Installing a Mechanical Fuel Pump

9/12/2019

Let’s face it. Some things require no explanation and, well, some things need a lot of explanation. What I find often is that I look at a product we sell here at Speedway Motors and think "I wonder how that all works", while other products I pretty much dismiss the need to have any conversation about it. That’s not always the right way of thinking. For instance, our Speedway Motors Small Block Fuel Pump looks like one of those products that would require zero explanation. However, we get a lot of calls about it.

At first glance, this is one of the products I would see and think "does this really need a set of instructions?" The more I studied the product and the more questions I received about it made me think there has to be a reason for this to be talked about here. As I opened the box, I noticed something odd about it, and that made me even more certain that this is a product that could use some explanation. So here we go...

Right out of the box, I realized something kind of strange. To me, the IN and OUT were 180 degrees off from what I would normally see of a common day fuel pump. I am not sure if this is so that people actually clock this thing exactly where they need it or maybe this is how a lot of people do it, and it's fine for some out of the box. I see the 10 bolts, 10-32 thread pitch, on the outside that require a 5/16” wrench to remove. I removed all the bolts.

Once I removed the 10 bolts, I was waiting for a bunch of springs and parts to come shooting out. This was mostly because that seems to be my luck most times! However, this is not one of those products. If you simply remove those bolts, the whole pump body comes off. No springs, no extra parts, and no real stress about uninstalling the body.

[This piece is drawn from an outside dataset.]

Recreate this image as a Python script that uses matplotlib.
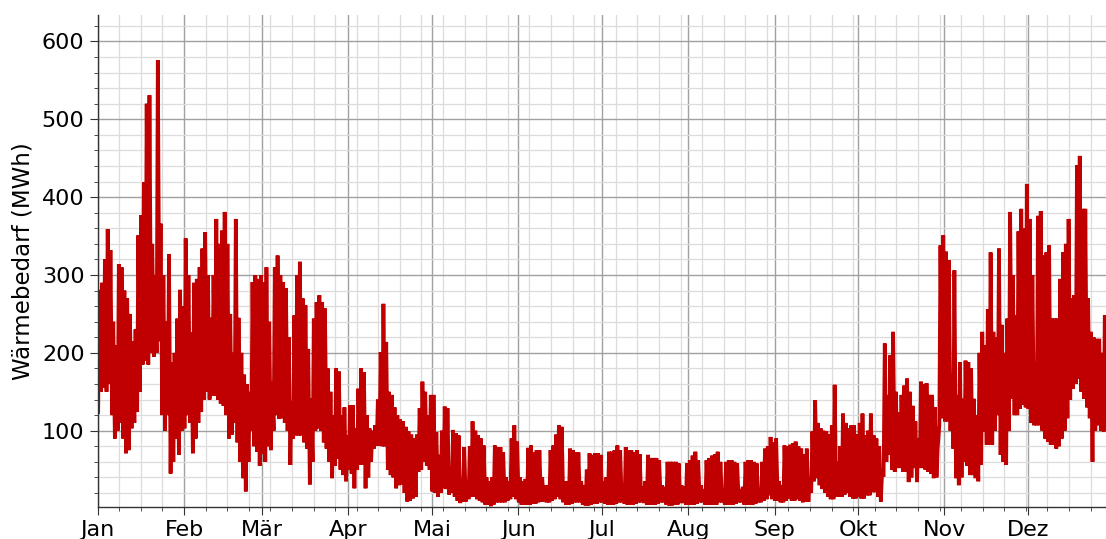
import numpy as np
import pandas as pd
import matplotlib
matplotlib.use("Agg")
import matplotlib.pyplot as plt
import matplotlib.dates as mdates
from matplotlib.ticker import AutoMinorLocator, FuncFormatter, MultipleLocator

# Month tick labels (German)
month_labels = ["Jan", "Feb", "Mär", "Apr", "Mai", "Jun",
                "Jul", "Aug", "Sep", "Okt", "Nov", "Dez"]

# Daily maximum heat demand (MWh)
daily_max = [
    # Jan
    281, 290, 320, 359, 332, 240, 210, 314, 310, 280, 270, 250, 215, 230, 351, 377,
    419, 520, 531, 340, 300, 576, 366, 300, 240, 327, 188, 200, 244, 281, 260,
    # Feb
    347, 300, 226, 290, 295, 310, 334, 355, 300, 245, 300, 372, 340, 357, 381, 340,
    250, 200, 372, 245, 200, 172, 160, 150, 291, 300, 295, 300,
    # Mär
    291, 310, 240, 163, 310, 325, 300, 291, 283, 220, 137, 248, 300, 317, 270, 261,
    205, 141, 244, 265, 274, 265, 257, 180, 150, 120, 180, 176, 120, 130, 94,
    # Apr
    133, 133, 103, 154, 180, 175, 120, 103, 100, 107, 140, 201, 263, 214, 150, 146,
    130, 120, 115, 112, 105, 99, 95, 90, 95, 129, 163, 150, 120, 146,
    # Mai
    146, 98, 69, 100, 131, 129, 52, 101, 97, 94, 39, 79, 35, 80, 112, 100,
    94, 90, 81, 40, 35, 40, 81, 79, 79, 72, 40, 35, 90, 107, 86,
    # Jun
    40, 35, 38, 78, 81, 72, 75, 75, 40, 30, 30, 75, 81, 95, 107, 105,
    35, 35, 77, 75, 72, 72, 35, 30, 50, 71, 69, 71, 71, 69,
    # Jul
    35, 40, 73, 73, 75, 81, 75, 30, 79, 75, 75, 72, 75, 70, 28, 35,
    69, 65, 65, 65, 62, 30, 28, 60, 60, 60, 60, 58, 30, 28, 58,
    # Aug
    62, 68, 73, 62, 30, 25, 62, 65, 68, 70, 73, 60, 25, 60, 62, 62,
    60, 58, 25, 28, 60, 62, 62, 60, 58, 25, 60, 77, 80, 92, 85,
    # Sep
    90, 35, 30, 81, 80, 82, 84, 86, 80, 77, 70, 77, 40, 99, 139, 110,
    103, 100, 99, 95, 107, 159, 60, 80, 122, 110, 103, 107, 107, 95,
    # Okt
    110, 122, 94, 100, 122, 94, 90, 80, 43, 212, 146, 197, 227, 150, 124, 146,
    158, 167, 150, 132, 112, 90, 163, 160, 161, 146, 146, 130, 77, 338, 351,
    # Nov
    330, 319, 172, 306, 146, 188, 141, 190, 188, 180, 141, 120, 200, 227, 210, 256,
    329, 227, 220, 334, 236, 200, 244, 381, 300, 248, 356, 385, 360, 417,
    # Dez
    372, 300, 188, 376, 382, 325, 329, 338, 244, 244, 244, 295, 329, 340, 372, 270,
    274, 441, 453, 385, 385, 270, 227, 220, 218, 218, 200, 248, 300, 250, 200,
]

# Daily minimum heat demand (MWh)
daily_min = [
    # Jan
    124, 150, 155, 150, 160, 120, 90, 100, 110, 90, 71, 75, 103, 110, 124, 150,
    185, 190, 185, 200, 195, 200, 215, 120, 100, 120, 45, 60, 90, 69, 100,
    # Feb
    103, 120, 110, 71, 90, 110, 124, 140, 150, 140, 145, 145, 140, 135, 132, 120,
    90, 95, 110, 85, 60, 39, 22, 60, 100, 80, 73, 55,
    # Mär
    70, 60, 80, 75, 100, 120, 115, 116, 110, 100, 56, 90, 94, 94, 94, 85,
    77, 31, 60, 100, 103, 100, 85, 77, 60, 39, 55, 64, 50, 43, 35,
    # Apr
    50, 45, 26, 50, 56, 56, 26, 40, 60, 77, 81, 81, 80, 80, 50, 43,
    40, 26, 30, 31, 20, 9, 10, 13, 15, 47, 50, 60, 55, 50,
    # Mai
    22, 20, 15, 20, 26, 25, 18, 20, 15, 10, 7, 9, 9, 12, 15, 15,
    12, 10, 8, 5, 5, 3, 5, 8, 8, 8, 8, 10, 12, 15, 12,
    # Jun
    8, 5, 5, 5, 5, 6, 6, 8, 9, 9, 8, 8, 10, 12, 15, 12,
    8, 5, 5, 6, 8, 8, 8, 5, 4, 4, 5, 6, 6, 8,
    # Jul
    8, 6, 5, 5, 5, 6, 8, 8, 6, 5, 5, 5, 6, 8, 8, 7,
    5, 5, 5, 5, 6, 8, 8, 5, 4, 4, 5, 5, 7, 7, 5,
    # Aug
    5, 5, 5, 6, 8, 8, 5, 5, 5, 5, 5, 8, 8, 5, 5, 5,
    5, 6, 8, 8, 5, 5, 5, 5, 6, 8, 8, 10, 12, 17, 12,
    # Sep
    10, 10, 8, 8, 10, 13, 10, 10, 12, 10, 8, 9, 9, 20, 35, 39,
    30, 25, 20, 15, 12, 12, 15, 15, 15, 18, 20, 15, 13, 13,
    # Okt
    15, 13, 13, 17, 17, 21, 21, 15, 9, 43, 60, 69, 50, 47, 52, 52,
    47, 47, 34, 40, 52, 34, 52, 52, 50, 47, 45, 39, 40, 107, 116,
    # Nov
    112, 112, 100, 77, 39, 30, 40, 60, 55, 43, 43, 39, 35, 56, 99, 82,
    82, 82, 100, 120, 69, 60, 56, 100, 141, 120, 120, 128, 133, 130,
    # Dez
    128, 110, 107, 107, 107, 100, 90, 86, 82, 82, 77, 80, 90, 100, 116, 140,
    154, 160, 167, 150, 141, 130, 116, 60, 100, 107, 100, 99, 100, 110, 100,
]

# ---- build a within-day time series (peak in the morning, low at night) ----
start = pd.Timestamp("2019-01-01")
n_days = len(daily_max)
times, values = [], []
for d in range(n_days):
    times.append(start + pd.Timedelta(hours=24 * d + 4))
    values.append(daily_min[d])
    times.append(start + pd.Timedelta(hours=24 * d + 14))
    values.append(daily_max[d])
times = pd.to_datetime(times)

W, H, DPI = 1106, 539, 100
fig = plt.figure(figsize=(W / DPI, H / DPI), dpi=DPI)
ax = fig.add_axes([97.7 / W, 32 / H, (1114.2 - 97.7) / W, (507 - 15) / H])

ax.plot(times, values, color="#c00000", linewidth=2.7, solid_joinstyle="miter")

ax.set_xlim(start, start + pd.Timedelta(hours=24 * n_days - 1))
ax.set_ylim(2, 634)

ax.xaxis.set_major_locator(mdates.MonthLocator())
ax.xaxis.set_major_formatter(
    FuncFormatter(lambda x, pos: month_labels[mdates.num2date(x).month - 1]))
ax.xaxis.set_minor_locator(AutoMinorLocator(4))
ax.yaxis.set_major_locator(MultipleLocator(100))
ax.yaxis.set_minor_locator(AutoMinorLocator(5))

ax.grid(which="major", color="#a0a0a0", linewidth=1.0)
ax.grid(which="minor", color="#dcdcdc", linewidth=0.9)
ax.set_axisbelow(True)

for s in ("top", "right"):
    ax.spines[s].set_visible(False)
for s in ("left", "bottom"):
    ax.spines[s].set_color("#333333")
    ax.spines[s].set_linewidth(1.0)

ax.tick_params(axis="both", which="major", labelsize=16, length=6, color="#333333")
ax.tick_params(axis="both", which="minor", length=3, color="#333333")
ax.set_ylabel("Wärmebedarf (MWh)", fontsize=16.5, labelpad=5)

fig.savefig("out.png", dpi=DPI)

With the body removed you will see there is a diaphragm and a spring attached under the diaphragm. The only thing bad about taking the body off is that the spring wants to twist a bit and the diaphragm goes with it. When you clock the body where you want put a couple of the bolts back in it, of course making sure not to tear the diaphragm. Then set it up to the engine and see how you like the orientation of the IN and OUT. The IN side is clearly marked for you.

Once you have it clocked where you like it you can finish installing the rest of the bolts and torque them to 34.9 IN LBS. When you have everything torqued down you can think about the fittings you want to install in the 3/8 NPT IN/OUT ports. We offer a few fittings for AN6 and AN8 lines. If you would like to do 3/8 rubber line with line clamps then we offer these 3/8 NPT Male to 3/8 Inch Hose Barb Adapters.

Make sure you have removed the old fuel pump gasket from the block and checked the fuel pump pushrod for wear. Believe it or not, if you have a used engine or one that has seen wear, then you want to replace it at this time. I like to see some grease added to the rocker arm on the fuel pump and some into the rocker arm cavity to lubricate the internal parts.

When that is complete, place the new mounting gasket onto the surface of the pump, holding it in place while starting the bolts through the pump flange and gasket. After the bolts have started into the engine block, tilt the pump either toward or away from the block to correctly place the lever against the cam.

One thing to note is that on pushrod driven pumps, you must make sure the pump lever is mounted under the pushrod at low cam. When the pump is positioned properly, the pump should squawk with each movement. This is how you will know everything is installed correctly. Some people use different things to hold the pushrod up, like a hacksaw blade or something equivalent. Tighten down each bolt equally alternating from side to side.

Make sure all fittings, hoses, and clamps are tight and you have no leaks. I know some people don’t believe in fuel pressure regulators, but I sure do. I like to see a nice regulator installed like Speedway's Chrome Adjustable Fuel Pressure Regulator and set for the carburetor you are using. Following these instructions, I think you can have a good, clean install without any leaks or hassles. Happy Hot Rodding!